## [Exercise details]
Filter the records for lines holding the string "that".

## [Record excerpts]
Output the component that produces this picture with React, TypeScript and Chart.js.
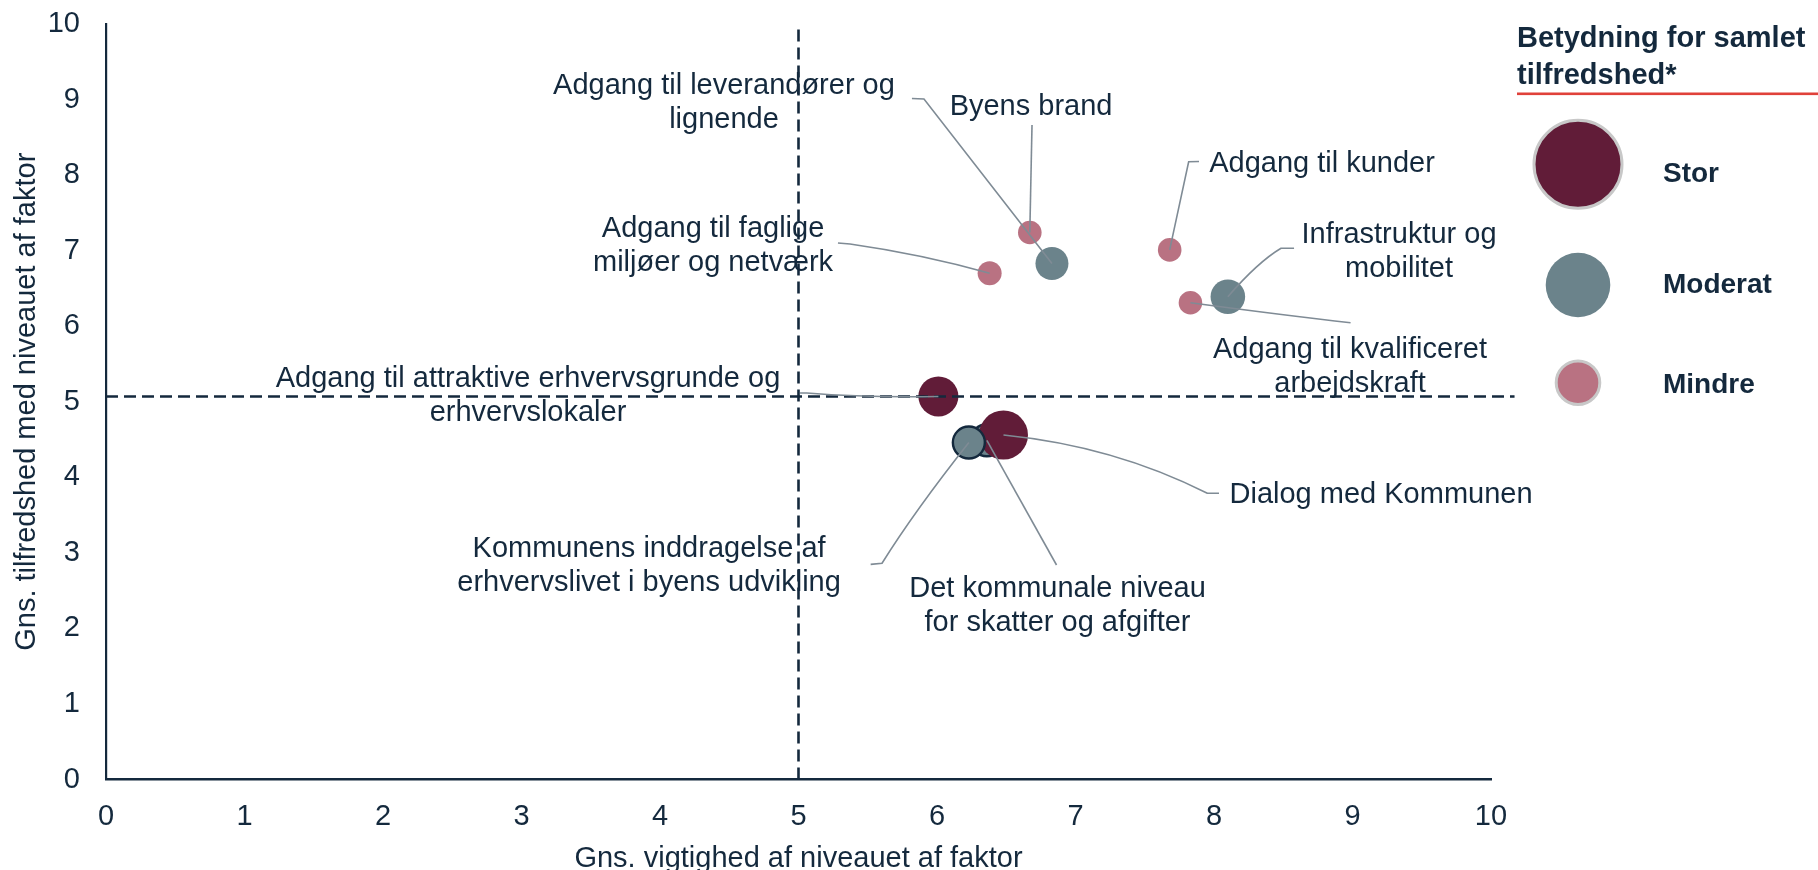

---

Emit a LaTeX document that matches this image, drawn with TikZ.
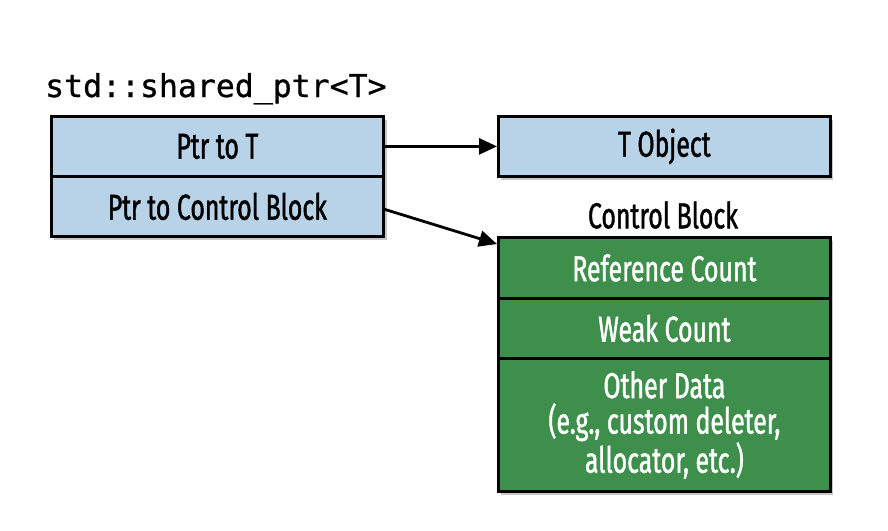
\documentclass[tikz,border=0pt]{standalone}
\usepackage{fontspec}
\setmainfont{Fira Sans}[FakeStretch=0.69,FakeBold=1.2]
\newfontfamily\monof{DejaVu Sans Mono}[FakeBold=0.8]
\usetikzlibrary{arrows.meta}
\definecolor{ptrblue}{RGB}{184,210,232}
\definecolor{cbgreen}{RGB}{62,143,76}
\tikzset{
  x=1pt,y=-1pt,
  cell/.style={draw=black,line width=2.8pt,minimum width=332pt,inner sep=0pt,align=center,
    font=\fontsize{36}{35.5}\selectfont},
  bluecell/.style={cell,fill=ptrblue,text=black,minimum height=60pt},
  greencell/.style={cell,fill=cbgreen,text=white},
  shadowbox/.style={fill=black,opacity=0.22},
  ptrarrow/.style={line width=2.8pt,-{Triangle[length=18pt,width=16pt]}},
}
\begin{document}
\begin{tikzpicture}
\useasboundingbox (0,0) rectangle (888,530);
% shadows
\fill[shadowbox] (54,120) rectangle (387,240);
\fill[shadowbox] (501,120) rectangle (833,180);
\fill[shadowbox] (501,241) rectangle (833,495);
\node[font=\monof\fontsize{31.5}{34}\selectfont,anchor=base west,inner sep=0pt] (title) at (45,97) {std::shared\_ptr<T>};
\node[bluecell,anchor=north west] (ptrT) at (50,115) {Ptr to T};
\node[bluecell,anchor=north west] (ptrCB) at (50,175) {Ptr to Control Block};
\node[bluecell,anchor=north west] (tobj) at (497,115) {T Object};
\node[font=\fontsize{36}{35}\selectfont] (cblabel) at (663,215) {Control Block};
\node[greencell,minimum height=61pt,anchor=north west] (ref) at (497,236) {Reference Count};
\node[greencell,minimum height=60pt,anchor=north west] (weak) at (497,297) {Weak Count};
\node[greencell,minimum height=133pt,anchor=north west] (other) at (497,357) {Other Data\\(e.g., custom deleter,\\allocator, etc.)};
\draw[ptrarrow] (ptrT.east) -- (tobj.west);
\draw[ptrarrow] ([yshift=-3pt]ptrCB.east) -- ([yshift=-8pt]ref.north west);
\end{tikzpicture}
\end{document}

## [Response for this exercise]
Output the component that produces this picture with React, TypeScript and Chart.js.
Emit a LaTeX document that matches this image, drawn with TikZ.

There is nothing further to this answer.